INFORMATION SHOWN:
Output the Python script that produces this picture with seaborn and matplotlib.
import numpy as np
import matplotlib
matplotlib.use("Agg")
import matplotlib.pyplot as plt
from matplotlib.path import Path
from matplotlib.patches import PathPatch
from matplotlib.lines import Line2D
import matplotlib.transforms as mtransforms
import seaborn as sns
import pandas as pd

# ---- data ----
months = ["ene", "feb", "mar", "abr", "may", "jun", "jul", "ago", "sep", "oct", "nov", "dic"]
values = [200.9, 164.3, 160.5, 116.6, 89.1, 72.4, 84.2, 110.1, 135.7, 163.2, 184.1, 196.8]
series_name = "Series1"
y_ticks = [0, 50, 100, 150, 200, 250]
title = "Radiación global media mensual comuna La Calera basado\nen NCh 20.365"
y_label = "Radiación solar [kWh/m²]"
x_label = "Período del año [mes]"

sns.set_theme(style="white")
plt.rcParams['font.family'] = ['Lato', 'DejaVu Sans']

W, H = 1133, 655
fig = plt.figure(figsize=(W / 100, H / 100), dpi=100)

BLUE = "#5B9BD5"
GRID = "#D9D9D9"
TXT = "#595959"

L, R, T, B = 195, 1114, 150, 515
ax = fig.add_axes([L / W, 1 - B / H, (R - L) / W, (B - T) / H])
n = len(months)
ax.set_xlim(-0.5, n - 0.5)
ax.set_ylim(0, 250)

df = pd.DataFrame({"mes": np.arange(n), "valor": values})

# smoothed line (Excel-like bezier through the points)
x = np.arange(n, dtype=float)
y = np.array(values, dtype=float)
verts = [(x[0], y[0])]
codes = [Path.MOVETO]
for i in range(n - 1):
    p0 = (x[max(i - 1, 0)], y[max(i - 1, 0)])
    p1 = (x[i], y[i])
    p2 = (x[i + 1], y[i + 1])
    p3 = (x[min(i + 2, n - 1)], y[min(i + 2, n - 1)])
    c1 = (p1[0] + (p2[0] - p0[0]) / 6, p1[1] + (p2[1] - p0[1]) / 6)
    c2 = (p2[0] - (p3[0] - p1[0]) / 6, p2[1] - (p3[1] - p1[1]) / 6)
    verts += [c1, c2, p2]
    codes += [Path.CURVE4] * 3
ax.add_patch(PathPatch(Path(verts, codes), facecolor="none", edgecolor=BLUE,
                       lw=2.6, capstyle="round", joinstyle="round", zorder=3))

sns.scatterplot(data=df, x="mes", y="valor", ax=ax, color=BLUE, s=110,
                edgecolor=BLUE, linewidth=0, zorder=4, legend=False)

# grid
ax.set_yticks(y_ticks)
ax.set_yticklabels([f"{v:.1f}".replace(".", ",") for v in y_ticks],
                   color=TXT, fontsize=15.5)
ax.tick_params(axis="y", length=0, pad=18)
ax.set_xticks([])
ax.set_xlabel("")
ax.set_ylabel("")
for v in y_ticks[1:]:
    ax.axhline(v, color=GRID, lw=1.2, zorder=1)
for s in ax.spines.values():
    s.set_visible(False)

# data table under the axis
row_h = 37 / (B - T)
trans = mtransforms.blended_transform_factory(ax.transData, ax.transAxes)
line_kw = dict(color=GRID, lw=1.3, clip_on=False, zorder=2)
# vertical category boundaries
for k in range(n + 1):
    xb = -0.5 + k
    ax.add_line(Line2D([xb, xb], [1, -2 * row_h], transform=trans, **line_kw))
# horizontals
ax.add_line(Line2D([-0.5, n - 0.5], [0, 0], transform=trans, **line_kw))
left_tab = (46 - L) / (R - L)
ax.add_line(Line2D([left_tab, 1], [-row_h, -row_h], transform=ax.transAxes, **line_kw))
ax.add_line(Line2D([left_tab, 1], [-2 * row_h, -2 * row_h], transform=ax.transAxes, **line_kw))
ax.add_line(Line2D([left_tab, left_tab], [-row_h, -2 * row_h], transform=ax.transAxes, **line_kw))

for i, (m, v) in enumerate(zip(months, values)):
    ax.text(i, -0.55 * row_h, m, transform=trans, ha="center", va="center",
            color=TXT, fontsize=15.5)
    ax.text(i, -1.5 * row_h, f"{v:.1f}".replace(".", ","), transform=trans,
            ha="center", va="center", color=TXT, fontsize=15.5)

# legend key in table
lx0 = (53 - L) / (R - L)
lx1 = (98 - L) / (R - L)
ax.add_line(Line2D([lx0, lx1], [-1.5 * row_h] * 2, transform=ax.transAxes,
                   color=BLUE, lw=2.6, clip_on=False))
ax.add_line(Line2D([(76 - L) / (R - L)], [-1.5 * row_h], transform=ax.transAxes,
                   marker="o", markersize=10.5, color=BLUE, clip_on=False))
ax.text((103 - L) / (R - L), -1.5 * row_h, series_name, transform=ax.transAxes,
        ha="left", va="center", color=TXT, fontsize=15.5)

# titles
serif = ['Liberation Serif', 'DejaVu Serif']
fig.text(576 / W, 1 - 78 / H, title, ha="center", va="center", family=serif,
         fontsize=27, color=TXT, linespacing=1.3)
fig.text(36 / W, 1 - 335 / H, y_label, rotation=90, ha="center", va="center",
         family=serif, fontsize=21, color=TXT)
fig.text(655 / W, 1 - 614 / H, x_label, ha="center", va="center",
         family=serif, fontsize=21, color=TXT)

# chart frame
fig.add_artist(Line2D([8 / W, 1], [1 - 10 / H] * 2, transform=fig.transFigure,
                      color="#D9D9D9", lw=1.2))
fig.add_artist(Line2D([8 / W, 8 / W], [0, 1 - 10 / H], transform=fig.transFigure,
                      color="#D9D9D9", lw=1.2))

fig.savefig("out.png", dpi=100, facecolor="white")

WHAT IS ASKED: Write the material out exactly, with nothing left out.

EXPECTED OUTPUT:
Output the Python script that produces this picture with seaborn and matplotlib.
import numpy as np
import matplotlib
matplotlib.use("Agg")
import matplotlib.pyplot as plt
from matplotlib.path import Path
from matplotlib.patches import PathPatch
from matplotlib.lines import Line2D
import matplotlib.transforms as mtransforms
import seaborn as sns
import pandas as pd

# ---- data ----
months = ["ene", "feb", "mar", "abr", "may", "jun", "jul", "ago", "sep", "oct", "nov", "dic"]
values = [200.9, 164.3, 160.5, 116.6, 89.1, 72.4, 84.2, 110.1, 135.7, 163.2, 184.1, 196.8]
series_name = "Series1"
y_ticks = [0, 50, 100, 150, 200, 250]
title = "Radiación global media mensual comuna La Calera basado\nen NCh 20.365"
y_label = "Radiación solar [kWh/m²]"
x_label = "Período del año [mes]"

sns.set_theme(style="white")
plt.rcParams['font.family'] = ['Lato', 'DejaVu Sans']

W, H = 1133, 655
fig = plt.figure(figsize=(W / 100, H / 100), dpi=100)

BLUE = "#5B9BD5"
GRID = "#D9D9D9"
TXT = "#595959"

L, R, T, B = 195, 1114, 150, 515
ax = fig.add_axes([L / W, 1 - B / H, (R - L) / W, (B - T) / H])
n = len(months)
ax.set_xlim(-0.5, n - 0.5)
ax.set_ylim(0, 250)

df = pd.DataFrame({"mes": np.arange(n), "valor": values})

# smoothed line (Excel-like bezier through the points)
x = np.arange(n, dtype=float)
y = np.array(values, dtype=float)
verts = [(x[0], y[0])]
codes = [Path.MOVETO]
for i in range(n - 1):
    p0 = (x[max(i - 1, 0)], y[max(i - 1, 0)])
    p1 = (x[i], y[i])
    p2 = (x[i + 1], y[i + 1])
    p3 = (x[min(i + 2, n - 1)], y[min(i + 2, n - 1)])
    c1 = (p1[0] + (p2[0] - p0[0]) / 6, p1[1] + (p2[1] - p0[1]) / 6)
    c2 = (p2[0] - (p3[0] - p1[0]) / 6, p2[1] - (p3[1] - p1[1]) / 6)
    verts += [c1, c2, p2]
    codes += [Path.CURVE4] * 3
ax.add_patch(PathPatch(Path(verts, codes), facecolor="none", edgecolor=BLUE,
                       lw=2.6, capstyle="round", joinstyle="round", zorder=3))

sns.scatterplot(data=df, x="mes", y="valor", ax=ax, color=BLUE, s=110,
                edgecolor=BLUE, linewidth=0, zorder=4, legend=False)

# grid
ax.set_yticks(y_ticks)
ax.set_yticklabels([f"{v:.1f}".replace(".", ",") for v in y_ticks],
                   color=TXT, fontsize=15.5)
ax.tick_params(axis="y", length=0, pad=18)
ax.set_xticks([])
ax.set_xlabel("")
ax.set_ylabel("")
for v in y_ticks[1:]:
    ax.axhline(v, color=GRID, lw=1.2, zorder=1)
for s in ax.spines.values():
    s.set_visible(False)

# data table under the axis
row_h = 37 / (B - T)
trans = mtransforms.blended_transform_factory(ax.transData, ax.transAxes)
line_kw = dict(color=GRID, lw=1.3, clip_on=False, zorder=2)
# vertical category boundaries
for k in range(n + 1):
    xb = -0.5 + k
    ax.add_line(Line2D([xb, xb], [1, -2 * row_h], transform=trans, **line_kw))
# horizontals
ax.add_line(Line2D([-0.5, n - 0.5], [0, 0], transform=trans, **line_kw))
left_tab = (46 - L) / (R - L)
ax.add_line(Line2D([left_tab, 1], [-row_h, -row_h], transform=ax.transAxes, **line_kw))
ax.add_line(Line2D([left_tab, 1], [-2 * row_h, -2 * row_h], transform=ax.transAxes, **line_kw))
ax.add_line(Line2D([left_tab, left_tab], [-row_h, -2 * row_h], transform=ax.transAxes, **line_kw))

for i, (m, v) in enumerate(zip(months, values)):
    ax.text(i, -0.55 * row_h, m, transform=trans, ha="center", va="center",
            color=TXT, fontsize=15.5)
    ax.text(i, -1.5 * row_h, f"{v:.1f}".replace(".", ","), transform=trans,
            ha="center", va="center", color=TXT, fontsize=15.5)

# legend key in table
lx0 = (53 - L) / (R - L)
lx1 = (98 - L) / (R - L)
ax.add_line(Line2D([lx0, lx1], [-1.5 * row_h] * 2, transform=ax.transAxes,
                   color=BLUE, lw=2.6, clip_on=False))
ax.add_line(Line2D([(76 - L) / (R - L)], [-1.5 * row_h], transform=ax.transAxes,
                   marker="o", markersize=10.5, color=BLUE, clip_on=False))
ax.text((103 - L) / (R - L), -1.5 * row_h, series_name, transform=ax.transAxes,
        ha="left", va="center", color=TXT, fontsize=15.5)

# titles
serif = ['Liberation Serif', 'DejaVu Serif']
fig.text(576 / W, 1 - 78 / H, title, ha="center", va="center", family=serif,
         fontsize=27, color=TXT, linespacing=1.3)
fig.text(36 / W, 1 - 335 / H, y_label, rotation=90, ha="center", va="center",
         family=serif, fontsize=21, color=TXT)
fig.text(655 / W, 1 - 614 / H, x_label, ha="center", va="center",
         family=serif, fontsize=21, color=TXT)

# chart frame
fig.add_artist(Line2D([8 / W, 1], [1 - 10 / H] * 2, transform=fig.transFigure,
                      color="#D9D9D9", lw=1.2))
fig.add_artist(Line2D([8 / W, 8 / W], [0, 1 - 10 / H], transform=fig.transFigure,
                      color="#D9D9D9", lw=1.2))

fig.savefig("out.png", dpi=100, facecolor="white")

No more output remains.